A similar approach has the libertarians believe that all the state measures are threats to the free-market principles. Proposals which do not compromise the invisible hand of the market are the trade with rights to pollution, information centres for citizens on how to reduce energy consumption, redirection to alternative energy sources, and the like. Despite such initiatives, two key concerns to be addressed are whether such initiatives are enough, and whether we are really threatened.
Global warming research has warned us of environmental aftermaths since almost a decade. Carbon and methane emissions, deforestations and undesired effects on the climate have delayed monsoons, accelerated winters and aggravated summers. Deforestation, especially, has aided in the increase of CO2 levels in the atmosphere.
There is more supporting data to confirm global warming fears. From 1880 to 2015, the earth has been warming about 1.7 degrees (F). (No wonder that parts of the world’s land ice have already begun to melt, while the oceans are growing rapidly). Infact, it has been found that the current heating level almost equals to the heat of 400,000 Hiroshima atomic bombs. If that does not scare us enough, then read this about sea levels: global sea level rose 35 centimetres in the last century which is double the levels of the previous century. Surface temperatures have continuously risen in the oceans as well, by around 0.302 degrees (F), since 1969. Global warming is set to melt Greenland and the Antarctic ice sheets rapidly, around 36 cubic miles in four years. The amount of carbon dioxide absorbed by the upper layer of the oceans is increasing by about 2 billion tons per year.

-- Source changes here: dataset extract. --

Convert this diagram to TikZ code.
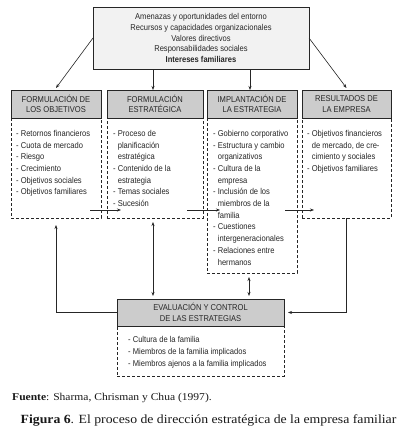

Such alarming consequences have left us in a sludge of questions about our prerogative. In the next 20-30 years, consequences of global warming will be felt; what awaits us in the distant future is worrying indeed. Nonetheless, today’s actions will play a vital role in initiating and continuing actions to preserve the environment and therefore the climate. Latest research gives us hope showing that the oceans can absorb excess heat on the planet, but how much of a solution that is, remains to be seen. In the meantime, we must hope that our planet is still able to survive and leaves generations ahead of us reaping benefits rather than afflictions of climate change. Our lives depend on the leaders of powerful economies, like Trump. We wait in hope that they will take their role seriously and incorporate crucial life-changing issues in their policies.